This review page is supported in part by the sponsors whose ad banners are displayed below

Despite the leitmotiv of sounding warm and sweet, the Rowland system still allowed for such introspections. It did so casually without being pushy about it. Everything I noticed was picked up alongside the music. This really was addictive, the more so with purely acoustic music like Clifford Brown’s Memorial or John Coltrane's A Love Supreme. Here the presentation of bass and treble was different. At first the cymbals and double bass seemed withdrawn until something in the recording changed and I arrived at the place where the bass grew stronger, amplified by the studio walls and microphone. Now it sounded natural and unexaggerated. But even when it wasn't so I didn't suffer a hole. The sound never got dry or shallow. It seemed buoyed on an air cushion beneath the midrange which contained 'potential' information about the bass.

Dynamics were good but here it became clear that in the pursuit of this exact sound something had to get trimmed. My Soulution amp for example is far more open and fast to generate not only the impression of forceful attacks but also that of sheer physical power unleashing right before us. The American electronics do it rather softer and in a more studious less primal manner. It's this lack of raw spontaneity which should mostly be taken into consideration whilst analyzing our personal needs and expectations about a hifi system and whether this could suit.

Conclusion. I'm in no doubt that the send/receive relationship between Jeff Rowland and their customer base is excellent and has its own very specific charm. It conveys the music in a very refined, thoughtful and mature way. At the same time the gear communicates with us through the limitations of specific solutions and decisions. If we need ultimate dynamics and tangibility not in terms of size and proximity but textural clarity, this system won't be the best choice. In such a case, ideologically far removed amplifiers like the Soulution 710 and Ancient Audio Silver Grand mono will prove a better choice. If we are more concerned with color saturation however, the Jeff Rowland Aeris DAC, Corus and 625 stack are a safe and definitive choice. While neither the Polish or Swiss amps mentioned can be accused of lack of color, the American trio slightly tweaked in this regard beats them easily.

As usual it is about making a difficult, very personal and long-lasting choice. Seen in person and listened to at leisure, the American components leave in our minds something like a cookie on our computer to which we return and are reminded about on every other occasion. Perhaps it's better then to just pay the bill. While other people are stuck with cookies in their minds, we will be listening to music already.

Jeff Rowland is best known for their amplifiers, then preamps. When computer sources came into play, DACs became increasingly important. The Aeris is the only such product offered by this marque.

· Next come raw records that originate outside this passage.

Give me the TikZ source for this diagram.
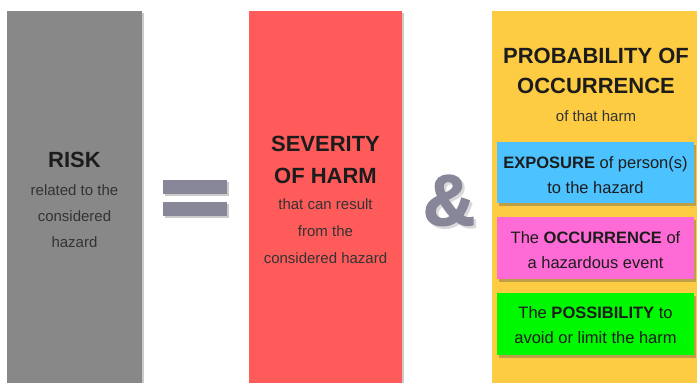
\documentclass[tikz,border=0pt]{standalone}
\usepackage{fontspec}
\setmainfont{Liberation Sans}
\newfontfamily\ampfont[FakeBold=2.2]{Liberation Sans Bold}
\usetikzlibrary{shadows}
\definecolor{riskgray}{HTML}{888888}
\definecolor{sevred}{HTML}{FF5B5B}
\definecolor{probyellow}{HTML}{FECC42}
\definecolor{expblue}{HTML}{4CC2FE}
\definecolor{occpink}{HTML}{FF6BD6}
\definecolor{posgreen}{HTML}{00F800}
\definecolor{opgray}{HTML}{878799}
\definecolor{ampshade}{HTML}{D9D9DC}
\definecolor{ink}{HTML}{1C1C1C}
\tikzset{
  column/.style={draw=none, inner sep=0pt,
    drop shadow={shadow xshift=1.5pt, shadow yshift=-1.5pt, opacity=0.35, fill=black!60}},
  factor/.style={draw=none, inner sep=0pt,
    drop shadow={shadow xshift=2pt, shadow yshift=-2.5pt, opacity=0.35, fill=black!70}},
  opbar/.style={fill=opgray, draw=none,
    drop shadow={shadow xshift=1.5pt, shadow yshift=-1.5pt, opacity=0.35, fill=black!60}},
  title/.style={anchor=base, inner sep=0pt, text=ink, font=\fontsize{22}{26}\selectfont\bfseries},
  sub/.style={anchor=base, inner sep=0pt, text=ink!90, font=\fontsize{15}{18}\selectfont},
  ftext/.style={anchor=base, inner sep=0pt, text=ink, font=\fontsize{16.5}{20}\selectfont},
  ampglyph/.style={anchor=base, inner sep=0pt, font=\fontsize{72}{72}\selectfont\ampfont},
}
\begin{document}
\begin{tikzpicture}[x=1pt, y=-1pt]
\useasboundingbox (0,0) rectangle (697,383);

% three main columns
\path[column, fill=riskgray]   (7,11)   rectangle (142,386);
\path[column, fill=sevred]     (249,11) rectangle (402,386);
\path[column, fill=probyellow] (492,11) rectangle (700,386);

% left column: risk
\node[title] (risk) at (74.5,167) {RISK};
\node[sub] (risk1) at (74.5,195) {related to the};
\node[sub] (risk2) at (74.5,221) {considered};
\node[sub] (risk3) at (74.5,247) {hazard};

% equals sign
\path[opbar] (163,180) rectangle (227,194);
\path[opbar] (163,202) rectangle (227,216);

% middle column: severity
\node[title] (sev1) at (325.5,151) {SEVERITY};
\node[title] (sev2) at (325.5,183) {OF HARM};
\node[sub] (sev3) at (325.5,209) {that can result};
\node[sub] (sev4) at (325.5,236) {from the};
\node[sub] (sev5) at (325.5,263) {considered hazard};

% ampersand with a light offset shade behind it
\node[ampglyph] (amp) at (449,225)
  {\makebox[0pt][l]{\hspace{2.5pt}\raisebox{-2.5pt}{\textcolor{ampshade}{\&}}}\textcolor{opgray}{\&}};

% right column: probability
\node[title] (prob1) at (596,63) {PROBABILITY OF};
\node[title] (prob2) at (596,93) {OCCURRENCE};
\node[sub] (prob3) at (596,121) {of that harm};

\path[factor, fill=expblue]   (497,142) rectangle (694,203);
\path[factor, fill=occpink]   (497,217) rectangle (694,279);
\path[factor, fill=posgreen]  (497,293) rectangle (694,355);

\node[ftext] (exp1) at (595.5,168) {\textbf{EXPOSURE} of person(s)};
\node[ftext] (exp2) at (595.5,193) {to the hazard};
\node[ftext] (occ1) at (595.5,243) {The \textbf{OCCURRENCE} of};
\node[ftext] (occ2) at (595.5,268) {a hazardous event};
\node[ftext] (pos1) at (595.5,318) {The \textbf{POSSIBILITY} to};
\node[ftext] (pos2) at (595.5,343) {avoid or limit the harm};
\end{tikzpicture}
\end{document}
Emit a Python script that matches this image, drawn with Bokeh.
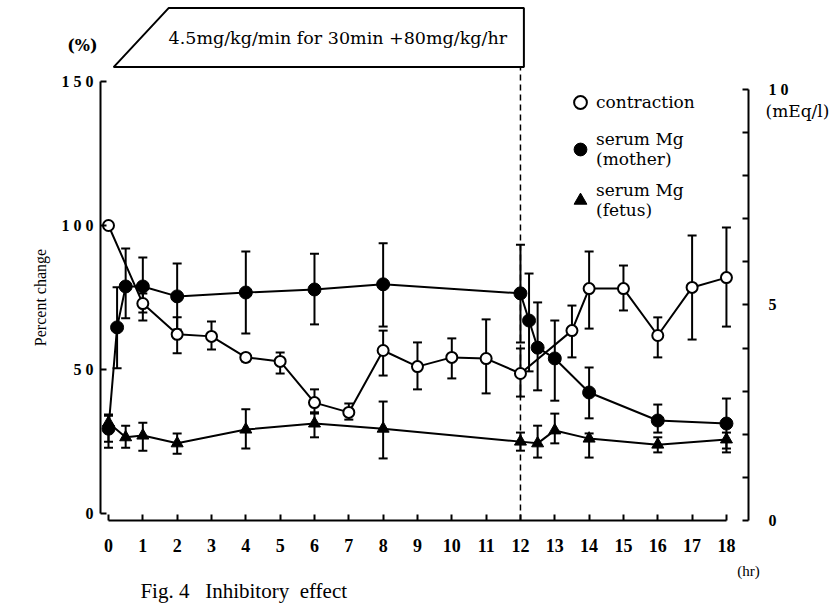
from bokeh.plotting import figure
from bokeh.models import (Range1d, LinearAxis, FixedTicker, ColumnDataSource, Whisker,
                          TeeHead, Label, Legend, LegendItem)
from bokeh.embed import file_html
from bokeh.resources import INLINE
from bokeh.core.properties import value

# ---------------- data ----------------
# contraction (% of baseline), left axis
con_t = [0, 1, 2, 3, 4, 5, 6, 7, 8, 9, 10, 11, 12, 13.5, 14, 15, 16, 17, 18]
con_v = [100, 72.9, 62.2, 61.5, 54.2, 52.8, 38.5, 35.1, 56.6, 51.0, 54.2, 53.8, 48.6, 63.5, 78.1, 78.1, 61.8, 78.5, 81.9]
con_hi = [100, 76.4, 68.1, 66.7, 55.2, 55.9, 43.1, 38.2, 63.5, 59.4, 60.8, 67.4, 57.3, 72.2, 91.0, 86.1, 68.1, 96.5, 99.3]
con_lo = [100, 69.8, 55.6, 56.9, 52.8, 48.6, 34.7, 32.6, 47.9, 43.1, 46.9, 41.7, 40.6, 54.2, 64.2, 70.5, 54.2, 60.4, 64.9]

# serum Mg, mother (mEq/l), right axis
mot_t = [0, 0.25, 0.5, 1, 2, 4, 6, 8, 12, 12.25, 12.5, 13, 14, 16, 18]
mot_v = [2.13, 4.48, 5.43, 5.43, 5.20, 5.29, 5.36, 5.48, 5.27, 4.64, 4.01, 3.76, 2.97, 2.32, 2.25]
mot_hi = [2.43, 5.41, 6.31, 6.10, 5.96, 6.24, 6.19, 6.43, 6.40, 5.73, 5.06, 4.64, 3.55, 2.69, 2.83]
mot_lo = [1.83, 3.53, 4.69, 4.64, 4.43, 4.34, 4.55, 4.50, 4.13, 3.46, 3.02, 2.78, 2.37, 2.04, 1.67]

# serum Mg, fetus (mEq/l), right axis
fet_t = [0, 0.5, 1, 2, 4, 6, 8, 12, 12.5, 13, 14, 16, 18]
fet_v = [2.27, 1.93, 1.97, 1.79, 2.11, 2.25, 2.13, 1.83, 1.79, 2.09, 1.90, 1.76, 1.88]
fet_hi = [2.46, 2.20, 2.27, 2.02, 2.58, 2.51, 2.76, 2.04, 2.20, 2.48, 2.02, 1.93, 2.04]
fet_lo = [1.69, 1.69, 1.62, 1.55, 1.67, 1.93, 1.44, 1.62, 1.46, 1.79, 1.46, 1.58, 1.58]

x_ticks = list(range(0, 19))
left_ticks = [0, 50, 100, 150]
left_tick_labels = ["0", "5 0", "1 0 0", "1 5 0"]
right_ticks = list(range(0, 11))
right_tick_labels = ["0", "", "", "", "", "5", "", "", "", "", "1 0"]

infusion_start = 0
infusion_end = 12
infusion_text = "4.5mg/kg/min for 30min +80mg/kg/hr"

SERIF = "DejaVu Serif"
TIMES = "Liberation Serif"

# ---------------- figure (frame = whole canvas, axes at fixed locations) ----------------
X0, X1 = -3.146, 21.206
Y0, Y1 = -31.6, 178.125
R0, R1 = -1.949, 12.065
AX_LEFT, AX_RIGHT, AX_BOTTOM = -0.233, 18.64, -2.43

p = figure(width=836, height=604, x_range=Range1d(X0, X1), y_range=Range1d(Y0, Y1),
           output_backend="svg", toolbar_location=None, title=None, min_border=0)
p.extra_y_ranges = {"mEq": Range1d(R0, R1)}
p.outline_line_color = None
p.xgrid.visible = False
p.ygrid.visible = False
p.background_fill_color = "white"
p.border_fill_color = "white"

def style_axis(ax, size):
    ax.axis_line_width = 2
    ax.axis_line_color = "black"
    ax.major_tick_line_width = 2
    ax.major_tick_line_color = "black"
    ax.major_tick_in = 6
    ax.major_tick_out = 0
    ax.minor_tick_line_color = None
    ax.major_label_text_font = TIMES
    ax.major_label_text_font_style = "bold"
    ax.major_label_text_font_size = size
    ax.major_label_text_color = "black"

xa = p.xaxis[0]
xa.ticker = FixedTicker(ticks=x_ticks)
xa.bounds = (0, 18)
xa.fixed_location = AX_BOTTOM
style_axis(xa, "18px")
xa.major_label_standoff = 19

ya = p.yaxis[0]
ya.ticker = FixedTicker(ticks=left_ticks)
ya.bounds = (0, 150)
ya.fixed_location = AX_LEFT
ya.major_label_overrides = {t: s for t, s in zip(left_ticks, left_tick_labels)}
style_axis(ya, "16px")
ya.major_label_standoff = 7

ra = LinearAxis(y_range_name="mEq", ticker=FixedTicker(ticks=right_ticks), bounds=(0, 10),
                fixed_location=AX_RIGHT)
ra.major_label_overrides = {t: s for t, s in zip(right_ticks, right_tick_labels)}
style_axis(ra, "16px")
ra.major_label_standoff = 20
p.add_layout(ra, "right")

# ---------------- infusion box & dashed line ----------------
box_bottom, box_top = 155.0, 175.5
p.patch([infusion_start + 0.15, infusion_start + 1.75, infusion_end + 0.1, infusion_end + 0.1],
        [box_bottom, box_top, box_top, box_bottom],
        fill_color="white", line_color="black", line_width=2)
p.text(x=[infusion_start + 1.75], y=[(box_bottom + box_top) / 2],
       text=[infusion_text], text_font=value(SERIF), text_font_size="17.5px",
       text_align="left", text_baseline="middle", text_color="black")
p.segment(x0=[infusion_end], y0=[AX_BOTTOM], x1=[infusion_end], y1=[box_bottom],
          line_color="black", line_width=1.5, line_dash="6 4")

# ---------------- error bars ----------------
def whisk(t, hi, lo, rng=None):
    keep = [i for i in range(len(t)) if hi[i] != lo[i]]
    src = ColumnDataSource(dict(t=[t[i] for i in keep], hi=[hi[i] for i in keep],
                                lo=[lo[i] for i in keep]))
    kw = dict(source=src, base="t", upper="hi", lower="lo", line_width=2, line_color="black",
              upper_head=TeeHead(size=9, line_width=2, line_color="black"),
              lower_head=TeeHead(size=9, line_width=2, line_color="black"), level="underlay")
    if rng:
        kw["y_range_name"] = rng
    p.add_layout(Whisker(**kw))

whisk(con_t, con_hi, con_lo)
whisk(mot_t, mot_hi, mot_lo, "mEq")
whisk(fet_t, fet_hi, fet_lo, "mEq")

# ---------------- lines & markers ----------------
p.line(con_t, con_v, line_color="black", line_width=2)
p.line(mot_t, mot_v, line_color="black", line_width=2, y_range_name="mEq")
p.line(fet_t, fet_v, line_color="black", line_width=2, y_range_name="mEq")

fet_sc = p.scatter(fet_t, fet_v, marker="triangle", size=12, fill_color="black", line_color="black",
                   y_range_name="mEq")
mot_sc = p.scatter(mot_t, mot_v, marker="circle", size=13, fill_color="black", line_color="black",
                   y_range_name="mEq")
con_sc = p.scatter(con_t, con_v, marker="circle", size=11, fill_color="white", line_color="black",
                   line_width=2)

# ---------------- legend ----------------
legend = Legend(items=[LegendItem(label="contraction", renderers=[con_sc]),
                       LegendItem(label="serum Mg\n(mother)", renderers=[mot_sc]),
                       LegendItem(label="serum Mg\n(fetus)", renderers=[fet_sc])],
                location=(564, 384))
legend.border_line_color = None
legend.background_fill_alpha = 0
legend.label_text_font = SERIF
legend.label_text_font_size = "17px"
legend.label_text_color = "black"
legend.label_text_line_height = 0.95
legend.spacing = 11
legend.padding = 0
legend.margin = 0
legend.glyph_width = 32
legend.glyph_height = 32
legend.label_standoff = 0
p.add_layout(legend)

# ---------------- other texts ----------------
def lab(x, y, text, size, font=SERIF, style="normal", align="left", angle=0, baseline="middle"):
    p.add_layout(Label(x=x, y=y, text=text, text_font=font, text_font_size=size,
                       text_font_style=style, text_align=align, text_baseline=baseline,
                       angle=angle, text_color="black"))

lab(-0.76, 162.5, "(%)", "16px", style="bold", align="center")
lab(-1.98, 75.0, "Percent change", "16px", font=TIMES, align="center", angle=1.5708)
lab(19.14, 139.9, "(mEq/l)", "17px")
lab(18.64, -19.8, "(hr)", "15px", font=TIMES, align="center")
lab(0.93, -26.9, "Fig. 4\u00a0\u00a0\u00a0Inhibitory\u00a0\u00a0effect", "21px", font=TIMES, baseline="alphabetic")

open("out.html", "w").write(file_html(p, INLINE))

It was an intrinsic part of the review system. These components were leashed up with Acoustic Revive cables. The DAC was fed digital signal by the Ancient Audio Lektor Air V-edition sporting the Philips CD-Pro2LF transport via an Oyaide DB-510 digital interconnect with BNC connectors. Although the DAC included a BNC/RCA adaptor, I wanted to avoid it so for the CD player I used a reverse type from Stereovox.

For file streaming the USB connection came from an Acoustic Revive USB-5.0PL (5m) cable and my HP Pavilion dv7 laptop (128GB SSD + 320GB HDD, Windows 8 Pro x64) running the latest version of JPLAY. The Aeris USB input is limited to 96kHz. To play 176.4/192kHz files I used the M2Tech hiFace EVO USB bridge with EVO battery supply. The DAC sat on the Franc Audio Accessories ceramic discs with Acoustic Revive RIQ-5010/CP-4 quartz insulators. The preamplifier sat on its own feet on the Acoustic Revive Hickory Board RHB-20. The amplifier sat on the HRS M3X platform. The amplifier used its own power cord as I didn't have one with the required 20A plug.

JRDG build quality is its own religion and legendary. Their gear is housed in expensive sophisticated monolithic cases precision-milled from single blocks o 6061-T6 aircraft-grade aluminium with very thick fascias where a proprietary laser process embeds a rippling pattern right below the surface.

Aeris DAC. This is the smallest of the three units The low-rider fascia sports a row of buttons and LEDs in different colors. The manufacturer lists a number of design concepts. Worth mentioning are the jitter reduction system claimed to reduce total jitter to <10 picoseconds RMS; and the IsoSyncESC or isolated synchronous error correction system based on an asynchronous buffer controlled by a precision clock and FPGA running proprietary algorithms. While not mentioned explicitly, it seems to be a form of proprietary asynchronous upsampling. Analog and digital sections as well as left and right channels and digital processing circuits are isolated from each other within individual pockets in the solid casing. The power supply gets its own external box. High-precision SMD components mount on 6-layer circuits boards. The XLR line outputs are transformer coupled.